My husband has always gotten a lot more sleep than I have. In PART, because he needs more. He's a towering nightmare if he doesn't get enough sleep, and being woken in the middle of night... well... lets just say we don't do it.
As a young family I figured this was just a strength/weakness thing.
Because while I revel in sleep... I don't really need it as much *as long as* I can catch up from time to time. I can do 3 hours on a regular basis and function fairly normally for a few months before the prolonged sleep dep starts to kick in. On 4-7 I function completely normally. I'm "happy" woken up multiple times at night (not happy to wake up, but I come awake very quickly and am alert/myself, and can smile/ hug/ talk rationally/ think coherently). Also, I can sleep in a chair, on the floor, show me a semi-flat space and I can sleep on it.

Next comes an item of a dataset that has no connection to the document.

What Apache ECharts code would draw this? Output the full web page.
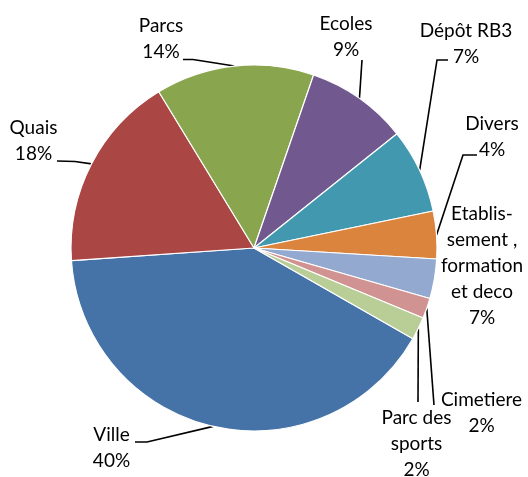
<!DOCTYPE html>
<html><head><meta charset="utf-8">
<script src="https://cdn.jsdelivr.net/npm/echarts@6/dist/echarts.min.js"></script>
<style>html,body{margin:0;padding:0;background:#fff}#c{width:528px;height:477px}</style>
</head><body><div id="c"></div>
<script>
// ---- data ----
const categories = ['Ville', 'Quais', 'Parcs', 'Ecoles', 'Dépôt RB3', 'Divers',
  'Etablis-\nsement ,\nformation\net deco', 'Cimetiere', 'Parc des\nsports'];
const values = [40.7, 17.4, 14.0, 9.0, 7.5, 4.2, 3.5, 1.8, 2.0];
const percentLabels = ['40%', '18%', '14%', '9%', '7%', '4%', '7%', '2%', '2%'];

// ---- styles / layout ----
const colors = ['#4572A7', '#AA4643', '#89A54E', '#71588F', '#4198AF', '#DB843D', '#93A9CF', '#D19392', '#B9CD96'];
const labelCenters = [[111.5, 447.5], [33.5, 141.3], [161, 38.5], [346, 37], [466, 43.6], [492, 136.7], [482, 265.5], [481.5, 413], [416.5, 444]];
const labelElbows = [
  [[147, 442], [135, 442]],
  [[75, 161.5], [57, 161]],
  [[193, 59.5], [183, 59.5]],
  [[362, 60]],
  [[437, 60], [448, 60]],
  [[463, 155], [477, 155]],
  null,
  [[434, 405]],
  [[418, 402]]
];

const chart = echarts.init(document.getElementById('c'), null, {renderer: 'canvas'});
chart.setOption({
  backgroundColor: '#fff',
  animation: false,
  color: colors,
  series: [{
    type: 'pie',
    center: [254, 248],
    radius: 183,
    startAngle: -29.7,
    clockwise: true,
    avoidLabelOverlap: false,
    itemStyle: {borderColor: '#fff', borderWidth: 1.2},
    label: {
      show: true,
      position: 'outside',
      color: '#000',
      fontFamily: 'Lato',
      fontSize: 19,
      lineHeight: 26,
      width: 130,
      overflow: 'none',
      align: 'center',
      formatter: p => categories[p.dataIndex] + '\n' + percentLabels[p.dataIndex]
    },
    labelLine: {show: true, lineStyle: {color: '#000', width: 1.6}},
    labelLayout: function (params) {
      const i = params.dataIndex;
      const c = labelCenters[i];
      const res = {x: c[0], y: c[1], align: 'center', verticalAlign: 'middle'};
      if (labelElbows[i] && params.labelLinePoints) {
        res.labelLinePoints = [params.labelLinePoints[0]].concat(labelElbows[i]);
      }
      return res;
    },
    data: categories.map((n, i) => ({
      name: n,
      value: values[i],
      labelLine: {show: labelElbows[i] != null}
    }))
  }]
});
</script></body></html>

So my 'strength' in being able to sleep fairly flexibly I figured matched up with his 'weakness' of needing exactly 8 uninterrupted hours in one particular spot. The same way several of his strengths have matched up with my weaknesses.
Come to find, I was just being used and disrespected, but that's my husband for ya... and a different set of issues altogether. That my sleep and well being is completely and totally unimportant to him compared to his sleep and wellbeing is just par for the course.
But in one way it was nice: Since he NEVER helped at night, I didn't expect him to. I got the same amount of sleep I would have gotten (and did get) when he was gone. At least in my own life, I've learned that unmet expectations/hopes hurt one whole heckuva lot more than reality. As in, as long as I knew I was on my own, I was a lot happier than when I kept waiting for him to help me and being disappointed that he didn't, or afraid that he wouldn't.
I do, on occasion, hire someone to watch my son for the day so that I can catch up on missed sleep. Absolute. Heaven.